**DIRECTIONS FOR THIS TASK:** Leave the pictures out. Return all other data exactly.
## begin RECORDED DATA
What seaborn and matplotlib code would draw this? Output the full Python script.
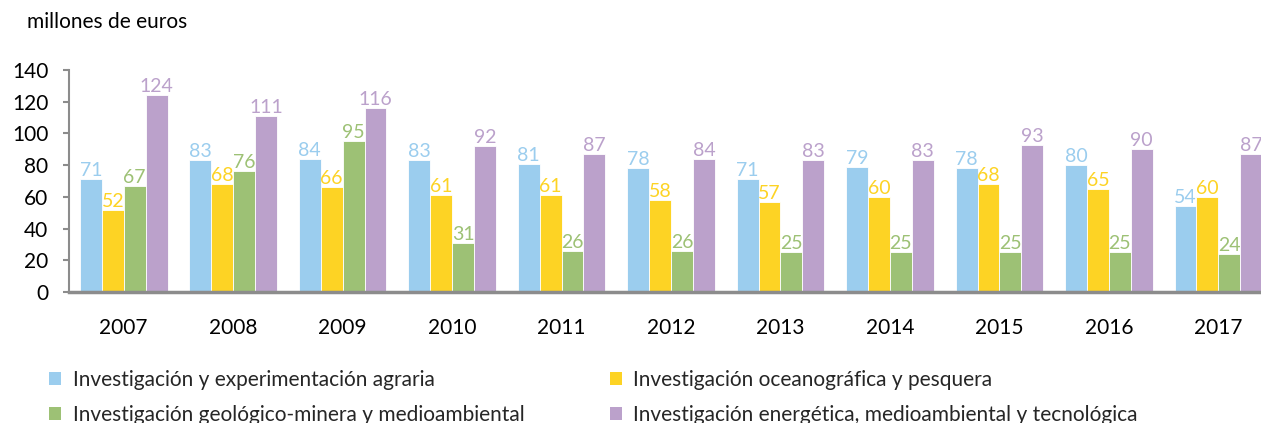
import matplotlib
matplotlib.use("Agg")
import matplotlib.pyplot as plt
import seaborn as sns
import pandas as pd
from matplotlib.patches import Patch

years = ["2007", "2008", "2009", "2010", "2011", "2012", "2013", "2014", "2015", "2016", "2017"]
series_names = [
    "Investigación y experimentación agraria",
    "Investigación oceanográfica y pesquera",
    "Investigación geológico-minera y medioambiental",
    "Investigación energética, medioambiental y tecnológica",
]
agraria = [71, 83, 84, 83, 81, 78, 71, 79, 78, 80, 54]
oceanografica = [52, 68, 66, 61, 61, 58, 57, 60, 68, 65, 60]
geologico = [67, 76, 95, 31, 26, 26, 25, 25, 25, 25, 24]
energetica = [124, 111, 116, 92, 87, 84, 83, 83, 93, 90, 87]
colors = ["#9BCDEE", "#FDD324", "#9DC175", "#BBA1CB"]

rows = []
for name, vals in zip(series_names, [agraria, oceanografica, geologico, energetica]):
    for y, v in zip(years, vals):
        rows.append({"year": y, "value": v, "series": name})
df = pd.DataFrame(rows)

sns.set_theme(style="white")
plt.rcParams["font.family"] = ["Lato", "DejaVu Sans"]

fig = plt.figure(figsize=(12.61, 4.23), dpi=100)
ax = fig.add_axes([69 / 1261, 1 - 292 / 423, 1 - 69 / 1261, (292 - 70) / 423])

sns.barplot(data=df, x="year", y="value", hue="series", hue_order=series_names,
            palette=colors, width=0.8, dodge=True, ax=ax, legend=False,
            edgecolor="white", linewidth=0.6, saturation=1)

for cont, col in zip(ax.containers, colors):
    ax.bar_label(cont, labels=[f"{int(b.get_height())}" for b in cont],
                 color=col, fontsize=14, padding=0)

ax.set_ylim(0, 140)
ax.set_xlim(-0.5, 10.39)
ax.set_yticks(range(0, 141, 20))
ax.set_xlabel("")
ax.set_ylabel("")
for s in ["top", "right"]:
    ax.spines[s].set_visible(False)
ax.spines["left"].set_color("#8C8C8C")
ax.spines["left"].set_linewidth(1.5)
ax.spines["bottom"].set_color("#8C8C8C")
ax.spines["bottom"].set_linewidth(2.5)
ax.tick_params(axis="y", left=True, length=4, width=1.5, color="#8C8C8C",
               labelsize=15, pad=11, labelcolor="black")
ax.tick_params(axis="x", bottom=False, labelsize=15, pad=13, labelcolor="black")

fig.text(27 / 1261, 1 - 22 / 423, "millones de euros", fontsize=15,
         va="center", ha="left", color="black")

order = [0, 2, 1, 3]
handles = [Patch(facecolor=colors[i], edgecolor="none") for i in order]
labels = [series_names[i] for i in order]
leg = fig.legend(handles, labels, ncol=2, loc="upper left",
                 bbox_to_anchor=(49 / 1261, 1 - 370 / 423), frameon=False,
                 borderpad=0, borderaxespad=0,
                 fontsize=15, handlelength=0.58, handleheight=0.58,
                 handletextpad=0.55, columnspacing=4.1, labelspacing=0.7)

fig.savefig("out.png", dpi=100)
## end RECORDED DATA
**SOLUTION TO THE EXERCISE:**
What seaborn and matplotlib code would draw this? Output the full Python script.
import matplotlib
matplotlib.use("Agg")
import matplotlib.pyplot as plt
import seaborn as sns
import pandas as pd
from matplotlib.patches import Patch

years = ["2007", "2008", "2009", "2010", "2011", "2012", "2013", "2014", "2015", "2016", "2017"]
series_names = [
    "Investigación y experimentación agraria",
    "Investigación oceanográfica y pesquera",
    "Investigación geológico-minera y medioambiental",
    "Investigación energética, medioambiental y tecnológica",
]
agraria = [71, 83, 84, 83, 81, 78, 71, 79, 78, 80, 54]
oceanografica = [52, 68, 66, 61, 61, 58, 57, 60, 68, 65, 60]
geologico = [67, 76, 95, 31, 26, 26, 25, 25, 25, 25, 24]
energetica = [124, 111, 116, 92, 87, 84, 83, 83, 93, 90, 87]
colors = ["#9BCDEE", "#FDD324", "#9DC175", "#BBA1CB"]

rows = []
for name, vals in zip(series_names, [agraria, oceanografica, geologico, energetica]):
    for y, v in zip(years, vals):
        rows.append({"year": y, "value": v, "series": name})
df = pd.DataFrame(rows)

sns.set_theme(style="white")
plt.rcParams["font.family"] = ["Lato", "DejaVu Sans"]

fig = plt.figure(figsize=(12.61, 4.23), dpi=100)
ax = fig.add_axes([69 / 1261, 1 - 292 / 423, 1 - 69 / 1261, (292 - 70) / 423])

sns.barplot(data=df, x="year", y="value", hue="series", hue_order=series_names,
            palette=colors, width=0.8, dodge=True, ax=ax, legend=False,
            edgecolor="white", linewidth=0.6, saturation=1)

for cont, col in zip(ax.containers, colors):
    ax.bar_label(cont, labels=[f"{int(b.get_height())}" for b in cont],
                 color=col, fontsize=14, padding=0)

ax.set_ylim(0, 140)
ax.set_xlim(-0.5, 10.39)
ax.set_yticks(range(0, 141, 20))
ax.set_xlabel("")
ax.set_ylabel("")
for s in ["top", "right"]:
    ax.spines[s].set_visible(False)
ax.spines["left"].set_color("#8C8C8C")
ax.spines["left"].set_linewidth(1.5)
ax.spines["bottom"].set_color("#8C8C8C")
ax.spines["bottom"].set_linewidth(2.5)
ax.tick_params(axis="y", left=True, length=4, width=1.5, color="#8C8C8C",
               labelsize=15, pad=11, labelcolor="black")
ax.tick_params(axis="x", bottom=False, labelsize=15, pad=13, labelcolor="black")

fig.text(27 / 1261, 1 - 22 / 423, "millones de euros", fontsize=15,
         va="center", ha="left", color="black")

order = [0, 2, 1, 3]
handles = [Patch(facecolor=colors[i], edgecolor="none") for i in order]
labels = [series_names[i] for i in order]
leg = fig.legend(handles, labels, ncol=2, loc="upper left",
                 bbox_to_anchor=(49 / 1261, 1 - 370 / 423), frameon=False,
                 borderpad=0, borderaxespad=0,
                 fontsize=15, handlelength=0.58, handleheight=0.58,
                 handletextpad=0.55, columnspacing=4.1, labelspacing=0.7)

fig.savefig("out.png", dpi=100)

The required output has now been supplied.